The shift for me wasn’t lowering standards.
It was redefining them.
Instead of asking, “Is this perfect?” I started asking, “Is this true?”
Is it aligned with what I intended?
Does it serve the story?
Does it reflect my eye?
If the answer is yes, it’s done.
Not because it couldn’t be tweaked further.
Because further tweaking doesn’t necessarily add value.
There’s a moment in every project where continued editing stops improving and starts stalling.
Learning to recognise that moment is maturity.
It’s also freedom.
The fear of being average softens when you realise something important.
Average isn’t the opposite of perfect.
Average is the opposite of engaged.
If you care deeply, if you show up consistently, if you refine with intention, you are not operating in the realm of average.
You are operating in growth.
And growth is messy.
It includes imperfect frames.
It includes experimental edits.
It includes work that might not land universally.
That’s fine.
Perfectionism tries to eliminate risk.
But risk is where connection lives.
The projects that have resonated most in my career weren’t technically flawless.
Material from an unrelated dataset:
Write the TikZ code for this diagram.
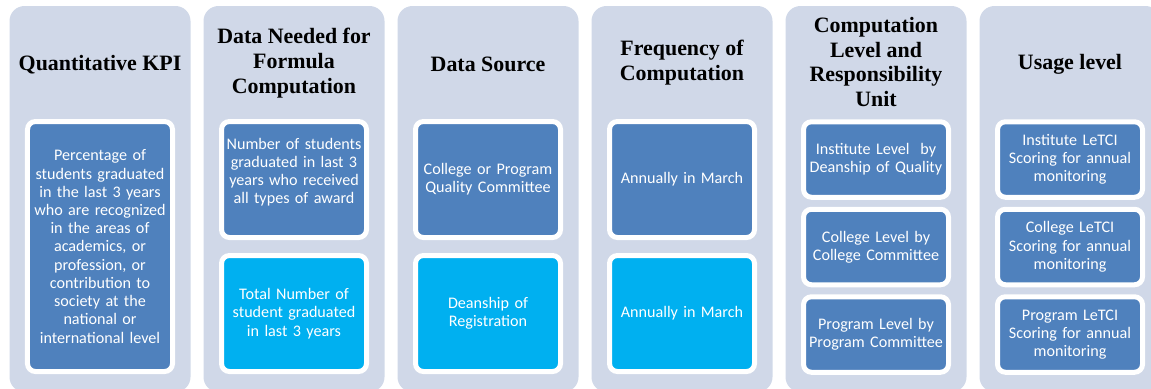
\documentclass[tikz,border=0pt]{standalone}
\usepackage{fontspec}
\setmainfont{Carlito}
\newfontfamily\headfont{Liberation Serif}

\definecolor{colbg}{HTML}{D0D8E8}
\definecolor{darkbox}{HTML}{4F81BD}
\definecolor{lightbox}{HTML}{00B0F0}

\tikzset{
  column/.style={fill=colbg, rounded corners=15bp},
  head/.style={font=\headfont\bfseries\fontsize{22}{25}\selectfont, align=center, text=black},
  item/.style={draw=white, line width=5bp, rounded corners=8bp, minimum width=145bp,
    text=white, align=center, text width=140bp, inner sep=1bp,
    font=\fontsize{16.2}{18.3}\selectfont},
  dark/.style={item, fill=darkbox},
  light/.style={item, fill=lightbox}
}

\begin{document}
\begin{tikzpicture}[x=1bp, y=-1bp]
        \useasboundingbox (0,0) rectangle (1151,388);
        \clip (0,0) rectangle (1151,388);
        % grey columns
        \foreach \cx in {100,294,488,682,876,1070}
          \fill[column] (\cx-90.5,6) rectangle (\cx+90.5,392);
        % headers
        \node[head] (hkpi) at (100,65) {Quantitative KPI};
        \node[head] (hneed) at (294,63) {Data Needed for\\Formula\\Computation};
        \node[head] (hsrc) at (488,64) {Data Source};
        \node[head] (hfreq) at (682,63) {Frequency of\\Computation};
        \node[head] (hlvl) at (876,62) {Computation\\Level and\\Responsibility\\Unit};
        \node[head] (huse) at (1070,64) {Usage level};
        % column 1
        \node[dark, minimum height=250bp] (kpi) at (100,246.5) {Percentage of\\students graduated\\in the last 3 years\\who are recognized\\in the areas of\\academics, or\\profession, or\\contribution to\\society at the\\national or\\international level};
        % column 2
        \node[dark, minimum height=116bp, text depth=72bp] (need1) at (294,179.5) {Number of students\\graduated in last 3\\years who received\\all types of award};
        \node[light, minimum height=116bp] (need2) at (294,313.5) {Total Number of\\student graduated\\in last 3 years};
        % column 3
        \node[dark, minimum height=116bp] (src1) at (488,179.5) {College or Program\\Quality Committee};
        \node[light, minimum height=116bp] (src2) at (488,313.5) {Deanship of\\Registration};
        % column 4
        \node[dark, minimum height=116bp] (freq1) at (682,179.5) {Annually in March};
        \node[light, minimum height=116bp] (freq2) at (682,313.5) {Annually in March};
        % column 5
        \node[dark, minimum height=75.5bp] (lvl1) at (876,159.5) {Institute Level\ \ by\\Deanship of Quality};
        \node[dark, minimum height=75.5bp] (lvl2) at (876,247) {College Level by\\College Committee};
        \node[dark, minimum height=75.5bp] (lvl3) at (876,334.5) {Program Level by\\Program Committee};
        % column 6
        \node[dark, minimum height=75.5bp] (use1) at (1070,159.5) {Institute LeTCI\\Scoring for annual\\monitoring};
        \node[dark, minimum height=75.5bp] (use2) at (1070,247) {College LeTCI\\Scoring for annual\\monitoring};
        \node[dark, minimum height=75.5bp] (use3) at (1070,334.5) {Program LeTCI\\Scoring for annual\\monitoring};
\end{tikzpicture}
\end{document}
They were emotionally clear.
They were intentional.
They were finished.
Done beats perfect.
Not because standards don’t matter.
But because perfection is an illusion that keeps moving.
Done is real.
Done allows the next thing to begin.
And the next.
And the next.
If I had waited for perfection before publishing work, before exhibiting, before sharing stories, I’d still be editing the first folder from 2015.
Instead, I finished.
Repeatedly.
And in finishing, I built something.
Not perfect.
But solid.
And solid is far more sustainable than flawless.